Description of the task | Repeat the lines below exactly as they appear, but leave out the images.

※ ※ ※

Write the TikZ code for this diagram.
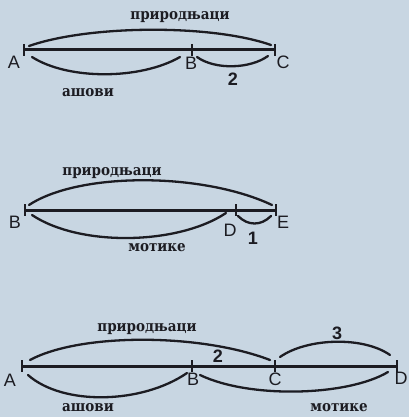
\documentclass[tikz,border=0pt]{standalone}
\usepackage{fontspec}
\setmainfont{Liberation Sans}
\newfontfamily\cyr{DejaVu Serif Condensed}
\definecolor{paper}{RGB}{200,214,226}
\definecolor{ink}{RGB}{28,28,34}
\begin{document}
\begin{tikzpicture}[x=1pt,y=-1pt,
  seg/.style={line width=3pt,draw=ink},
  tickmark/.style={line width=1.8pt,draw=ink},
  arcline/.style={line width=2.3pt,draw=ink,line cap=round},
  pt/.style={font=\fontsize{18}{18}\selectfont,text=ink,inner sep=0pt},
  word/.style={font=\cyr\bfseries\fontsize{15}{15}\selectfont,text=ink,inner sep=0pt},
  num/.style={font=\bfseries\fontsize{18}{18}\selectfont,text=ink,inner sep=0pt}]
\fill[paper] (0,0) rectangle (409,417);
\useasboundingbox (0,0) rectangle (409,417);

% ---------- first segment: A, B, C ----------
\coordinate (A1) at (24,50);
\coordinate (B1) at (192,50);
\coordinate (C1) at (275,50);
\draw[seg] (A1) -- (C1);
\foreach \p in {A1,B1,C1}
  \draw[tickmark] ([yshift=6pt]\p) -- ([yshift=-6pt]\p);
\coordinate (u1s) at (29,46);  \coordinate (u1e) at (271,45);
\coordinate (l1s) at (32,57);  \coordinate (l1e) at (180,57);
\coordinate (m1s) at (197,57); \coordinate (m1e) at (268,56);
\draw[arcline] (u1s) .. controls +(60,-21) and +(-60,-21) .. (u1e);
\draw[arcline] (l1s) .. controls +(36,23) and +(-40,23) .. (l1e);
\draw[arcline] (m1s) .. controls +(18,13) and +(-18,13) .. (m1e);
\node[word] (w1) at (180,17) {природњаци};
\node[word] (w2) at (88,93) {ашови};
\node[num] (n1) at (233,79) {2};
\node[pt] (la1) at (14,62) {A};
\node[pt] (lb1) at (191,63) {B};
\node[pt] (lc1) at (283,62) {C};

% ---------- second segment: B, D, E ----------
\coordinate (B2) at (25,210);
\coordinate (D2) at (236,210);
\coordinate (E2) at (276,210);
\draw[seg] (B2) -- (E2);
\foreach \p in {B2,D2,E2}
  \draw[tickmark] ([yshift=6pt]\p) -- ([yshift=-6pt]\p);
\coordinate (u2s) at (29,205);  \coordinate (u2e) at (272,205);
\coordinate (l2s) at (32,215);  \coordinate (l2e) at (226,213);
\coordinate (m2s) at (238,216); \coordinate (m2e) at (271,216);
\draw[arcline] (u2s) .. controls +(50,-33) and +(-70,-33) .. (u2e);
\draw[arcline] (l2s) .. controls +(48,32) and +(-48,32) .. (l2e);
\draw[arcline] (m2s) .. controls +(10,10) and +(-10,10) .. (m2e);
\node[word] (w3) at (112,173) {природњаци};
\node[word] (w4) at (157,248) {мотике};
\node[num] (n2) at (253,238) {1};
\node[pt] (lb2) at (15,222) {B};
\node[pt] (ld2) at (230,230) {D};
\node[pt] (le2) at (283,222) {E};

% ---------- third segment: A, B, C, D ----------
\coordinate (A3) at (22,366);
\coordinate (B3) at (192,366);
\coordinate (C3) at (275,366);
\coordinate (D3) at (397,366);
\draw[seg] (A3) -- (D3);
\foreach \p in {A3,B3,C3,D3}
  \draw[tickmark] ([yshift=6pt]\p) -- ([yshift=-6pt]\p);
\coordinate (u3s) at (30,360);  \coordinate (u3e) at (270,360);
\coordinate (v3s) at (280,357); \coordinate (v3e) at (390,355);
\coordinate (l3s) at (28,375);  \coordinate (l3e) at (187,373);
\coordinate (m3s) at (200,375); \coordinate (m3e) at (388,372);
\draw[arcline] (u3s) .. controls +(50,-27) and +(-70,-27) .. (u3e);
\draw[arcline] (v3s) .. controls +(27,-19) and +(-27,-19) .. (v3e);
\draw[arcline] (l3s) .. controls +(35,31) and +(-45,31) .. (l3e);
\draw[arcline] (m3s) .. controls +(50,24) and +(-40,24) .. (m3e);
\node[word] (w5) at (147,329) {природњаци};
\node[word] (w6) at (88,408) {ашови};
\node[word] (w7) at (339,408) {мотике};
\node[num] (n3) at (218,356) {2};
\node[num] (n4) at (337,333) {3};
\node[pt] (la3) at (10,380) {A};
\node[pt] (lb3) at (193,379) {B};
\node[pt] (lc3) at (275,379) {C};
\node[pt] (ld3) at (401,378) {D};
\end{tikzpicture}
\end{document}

※ ※ ※

Expected output |
Write the TikZ code for this diagram.
\documentclass[tikz,border=0pt]{standalone}
\usepackage{fontspec}
\setmainfont{Liberation Sans}
\newfontfamily\cyr{DejaVu Serif Condensed}
\definecolor{paper}{RGB}{200,214,226}
\definecolor{ink}{RGB}{28,28,34}
\begin{document}
\begin{tikzpicture}[x=1pt,y=-1pt,
  seg/.style={line width=3pt,draw=ink},
  tickmark/.style={line width=1.8pt,draw=ink},
  arcline/.style={line width=2.3pt,draw=ink,line cap=round},
  pt/.style={font=\fontsize{18}{18}\selectfont,text=ink,inner sep=0pt},
  word/.style={font=\cyr\bfseries\fontsize{15}{15}\selectfont,text=ink,inner sep=0pt},
  num/.style={font=\bfseries\fontsize{18}{18}\selectfont,text=ink,inner sep=0pt}]
\fill[paper] (0,0) rectangle (409,417);
\useasboundingbox (0,0) rectangle (409,417);

% ---------- first segment: A, B, C ----------
\coordinate (A1) at (24,50);
\coordinate (B1) at (192,50);
\coordinate (C1) at (275,50);
\draw[seg] (A1) -- (C1);
\foreach \p in {A1,B1,C1}
  \draw[tickmark] ([yshift=6pt]\p) -- ([yshift=-6pt]\p);
\coordinate (u1s) at (29,46);  \coordinate (u1e) at (271,45);
\coordinate (l1s) at (32,57);  \coordinate (l1e) at (180,57);
\coordinate (m1s) at (197,57); \coordinate (m1e) at (268,56);
\draw[arcline] (u1s) .. controls +(60,-21) and +(-60,-21) .. (u1e);
\draw[arcline] (l1s) .. controls +(36,23) and +(-40,23) .. (l1e);
\draw[arcline] (m1s) .. controls +(18,13) and +(-18,13) .. (m1e);
\node[word] (w1) at (180,17) {природњаци};
\node[word] (w2) at (88,93) {ашови};
\node[num] (n1) at (233,79) {2};
\node[pt] (la1) at (14,62) {A};
\node[pt] (lb1) at (191,63) {B};
\node[pt] (lc1) at (283,62) {C};

% ---------- second segment: B, D, E ----------
\coordinate (B2) at (25,210);
\coordinate (D2) at (236,210);
\coordinate (E2) at (276,210);
\draw[seg] (B2) -- (E2);
\foreach \p in {B2,D2,E2}
  \draw[tickmark] ([yshift=6pt]\p) -- ([yshift=-6pt]\p);
\coordinate (u2s) at (29,205);  \coordinate (u2e) at (272,205);
\coordinate (l2s) at (32,215);  \coordinate (l2e) at (226,213);
\coordinate (m2s) at (238,216); \coordinate (m2e) at (271,216);
\draw[arcline] (u2s) .. controls +(50,-33) and +(-70,-33) .. (u2e);
\draw[arcline] (l2s) .. controls +(48,32) and +(-48,32) .. (l2e);
\draw[arcline] (m2s) .. controls +(10,10) and +(-10,10) .. (m2e);
\node[word] (w3) at (112,173) {природњаци};
\node[word] (w4) at (157,248) {мотике};
\node[num] (n2) at (253,238) {1};
\node[pt] (lb2) at (15,222) {B};
\node[pt] (ld2) at (230,230) {D};
\node[pt] (le2) at (283,222) {E};

% ---------- third segment: A, B, C, D ----------
\coordinate (A3) at (22,366);
\coordinate (B3) at (192,366);
\coordinate (C3) at (275,366);
\coordinate (D3) at (397,366);
\draw[seg] (A3) -- (D3);
\foreach \p in {A3,B3,C3,D3}
  \draw[tickmark] ([yshift=6pt]\p) -- ([yshift=-6pt]\p);
\coordinate (u3s) at (30,360);  \coordinate (u3e) at (270,360);
\coordinate (v3s) at (280,357); \coordinate (v3e) at (390,355);
\coordinate (l3s) at (28,375);  \coordinate (l3e) at (187,373);
\coordinate (m3s) at (200,375); \coordinate (m3e) at (388,372);
\draw[arcline] (u3s) .. controls +(50,-27) and +(-70,-27) .. (u3e);
\draw[arcline] (v3s) .. controls +(27,-19) and +(-27,-19) .. (v3e);
\draw[arcline] (l3s) .. controls +(35,31) and +(-45,31) .. (l3e);
\draw[arcline] (m3s) .. controls +(50,24) and +(-40,24) .. (m3e);
\node[word] (w5) at (147,329) {природњаци};
\node[word] (w6) at (88,408) {ашови};
\node[word] (w7) at (339,408) {мотике};
\node[num] (n3) at (218,356) {2};
\node[num] (n4) at (337,333) {3};
\node[pt] (la3) at (10,380) {A};
\node[pt] (lb3) at (193,379) {B};
\node[pt] (lc3) at (275,379) {C};
\node[pt] (ld3) at (401,378) {D};
\end{tikzpicture}
\end{document}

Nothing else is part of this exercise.